Zinc supplementation is sometimes recommended for MS. In fact, zinc phosphate was one of the earliest recommended therapies for MS. Zinc phosphate was used in the 1880s as a treatment by colleagues of Charcot, a French neurologist who played a major role in defining MS as a disease. At this time, there are no clear reasons for people with MS to take zinc supplements.
Some recent studies suggest that zinc lozenges may prevent or shorten the duration of the common cold. Other studies have not shown beneficial effects. With these mixed results, the effects of zinc on the common cold are not known. This possible effect of zinc is of potential importance to people with MS because the common cold and other viral infections may trigger MS attacks.
Zinc supplements are also sometimes recommended in MS because zinc is involved in the chemical pathway of polyunsaturated fatty acids, as discussed in the section on diet. This chemical pathway has been implicated in MS. However, it is not known if the pathway is indeed involved in MS, and it is not known whether zinc supplements are necessary for this pathway to function normally.
It is important to recognize that zinc may actually stimulate the immune system. This may be the mechanism by which zinc exerts its presumed effects on the common cold. Zinc activates several different immune cells, including macrophages and T cells. In fact, zinc supplements appear to increase the amount of brain inflammation in EAE, an animal model of MS. This suggests that supplements in humans may worsen MS.

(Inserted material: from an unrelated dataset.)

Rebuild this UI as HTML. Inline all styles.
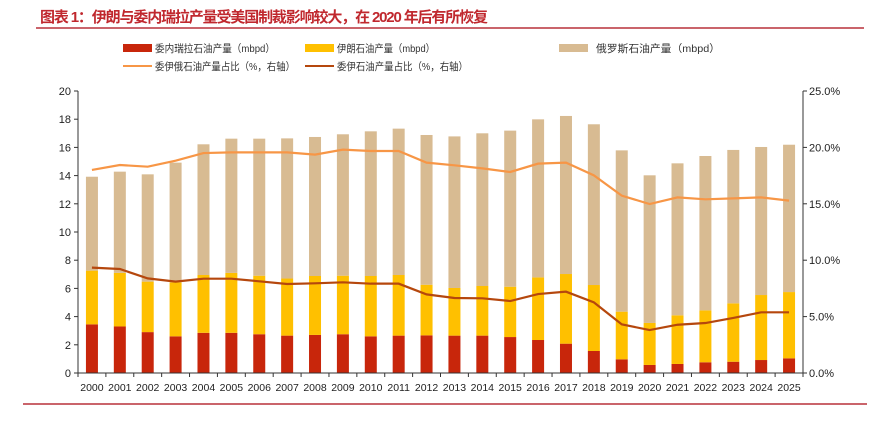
<!DOCTYPE html>
<html><head><meta charset="utf-8"><style>
body{margin:0;background:#fff;width:870px;height:424px;overflow:hidden}
svg{display:block;font-family:"Liberation Sans","Noto Sans CJK SC",sans-serif}
</style></head><body>
<svg id="chart" width="870" height="424" xmlns="http://www.w3.org/2000/svg">
<text x="40" y="22" font-size="15" fill="#c0282e" font-weight="bold" textLength="448" lengthAdjust="spacing">图表 1：伊朗与委内瑞拉产量受美国制裁影响较大，在 2020 年后有所恢复</text>
<line x1="36" y1="28" x2="864" y2="28" stroke="#b8313a" stroke-width="1.5"/>
<line x1="23" y1="404" x2="867" y2="404" stroke="#b8313a" stroke-width="1.5"/>
<g font-size="10.5" fill="#333">
<g><rect x="123" y="44" width="29" height="8" fill="#c8260b"/><text x="155" y="52" textLength="120" lengthAdjust="spacingAndGlyphs">委内瑞拉石油产量（mbpd）</text></g>
<g><rect x="305" y="44" width="29" height="8" fill="#ffc000"/><text x="337" y="52" textLength="98" lengthAdjust="spacingAndGlyphs">伊朗石油产量（mbpd）</text></g>
<g><rect x="559" y="44" width="29" height="8" fill="#d8bb92"/><text x="596" y="52" textLength="124" lengthAdjust="spacingAndGlyphs">俄罗斯石油产量（mbpd）</text></g>
<g><line x1="123" y1="66" x2="152" y2="66" stroke="#f79646" stroke-width="2"/><text x="155" y="70" textLength="140" lengthAdjust="spacingAndGlyphs">委伊俄石油产量占比（%，右轴）</text></g>
<g><line x1="305" y1="66" x2="334" y2="66" stroke="#b5470d" stroke-width="2"/><text x="337" y="70" textLength="131" lengthAdjust="spacingAndGlyphs">委伊石油产量占比（%，右轴）</text></g>
</g>
<g id="plot"></g>
</svg>
<script>
const years=['2000','2001','2002','2003','2004','2005','2006','2007','2008','2009','2010','2011','2012','2013','2014','2015','2016','2017','2018','2019','2020','2021','2022','2023','2024','2025'];
const venezuela=[3.45,3.3,2.9,2.6,2.85,2.85,2.75,2.65,2.7,2.75,2.6,2.65,2.67,2.65,2.65,2.55,2.34,2.08,1.56,0.97,0.57,0.64,0.76,0.8,0.92,1.04];
const iran=[3.81,3.8,3.58,3.83,4.1,4.25,4.15,4.05,4.18,4.15,4.28,4.3,3.59,3.38,3.52,3.57,4.44,4.94,4.68,3.38,2.98,3.45,3.68,4.14,4.61,4.7];
const russia=[6.66,7.18,7.61,8.49,9.27,9.52,9.72,9.94,9.86,10.03,10.26,10.38,10.62,10.75,10.83,11.07,11.21,11.21,11.4,11.44,10.47,10.78,10.95,10.88,10.5,10.45];
const shareAll=[18.0,18.44,18.29,18.82,19.5,19.56,19.56,19.56,19.36,19.8,19.68,19.68,18.65,18.41,18.14,17.82,18.56,18.65,17.52,15.72,14.98,15.57,15.4,15.48,15.57,15.28];
const shareVI=[9.34,9.22,8.39,8.1,8.36,8.36,8.13,7.89,7.95,8.04,7.92,7.92,6.97,6.65,6.62,6.38,7.0,7.21,6.26,4.31,3.81,4.28,4.43,4.88,5.38,5.38];
const leftTicks=[0,2,4,6,8,10,12,14,16,18,20];
const rightTicks=[0,5,10,15,20,25];

const NS='http://www.w3.org/2000/svg';
const g=document.getElementById('plot');
const X0=78,X1=803,Y0=373,Y1=91;
const band=(X1-X0)/years.length;
const xc=i=>X0+band*(i+0.5);
const yL=v=>Y0-(v/20)*(Y0-Y1);
const yR=v=>Y0-(v/25)*(Y0-Y1);
function mk(t,a){const e=document.createElementNS(NS,t);for(const k in a)e.setAttribute(k,a[k]);g.appendChild(e);return e;}
const bw=12;
years.forEach((y,i)=>{
  let base=0;
  [[venezuela,'#c8260b','bar-venezuela-'],[iran,'#ffc000','bar-iran-'],[russia,'#d8bb92','bar-russia-']].forEach(([arr,c,n])=>{
    const v=arr[i];
    const r=mk('rect',{x:xc(i)-bw/2,y:yL(base+v),width:bw,height:yL(base)-yL(base+v),fill:c});
    
    
    base+=v;
  });
});
[[shareAll,'#f79646','line-share-all'],[shareVI,'#b5470d','line-share-vi']].forEach(([arr,c,n])=>{
  const p=mk('polyline',{points:arr.map((v,i)=>xc(i)+','+yR(v)).join(' '),fill:'none',stroke:c,'stroke-width':2.2});
  
  
});
let a=mk('line',{x1:X0,y1:Y1,x2:X0,y2:Y0,stroke:'#333','stroke-width':1});


a=mk('line',{x1:X1,y1:Y1,x2:X1,y2:Y0,stroke:'#333','stroke-width':1});


a=mk('line',{x1:X0,y1:Y0,x2:X1,y2:Y0,stroke:'#333','stroke-width':1});


leftTicks.forEach(v=>{
  mk('line',{x1:X0-4,y1:yL(v),x2:X0,y2:yL(v),stroke:'#333'});
  const t=mk('text',{x:X0-7,y:yL(v)+4,'font-size':11,'text-anchor':'end',fill:'#222'});
  t.textContent=v;
  
  
});
rightTicks.forEach(v=>{
  mk('line',{x1:X1,y1:yR(v),x2:X1+4,y2:yR(v),stroke:'#333'});
  const t=mk('text',{x:X1+6,y:yR(v)+4,'font-size':11,fill:'#222'});
  t.textContent=v.toFixed(1)+'%';
  
  
});
for(let i=0;i<=years.length;i++)mk('line',{x1:X0+band*i,y1:Y0,x2:X0+band*i,y2:Y0+4,stroke:'#333'});
years.forEach((y,i)=>{
  const t=mk('text',{x:xc(i),y:391,'font-size':10.5,'text-anchor':'middle',fill:'#222'});
  t.textContent=y;
  
  
});
</script>
</body></html>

A possible toxic role for zinc was suggested by a report of a relatively high occurrence of MS in a zinc-related industry in New York. Blood levels of zinc were increased in people in this facility. Studies of zinc levels in other MS populations have produced inconsistent results: Some studies show high levels, but other studies indicate low levels. A deficiency of zinc produced benefits in a mouse model of lupus, an autoimmune disorder like MS. This finding is consistent with immune stimulation by zinc.
Immune system activation by zinc could worsen MS. Given the fact that zinc has unclear benefits and that it may potentially stimulate the immune system, it is reasonable for people with MS to avoid zinc supplements or to use low doses of supplements—such as 10 to 15 milligrams or less daily.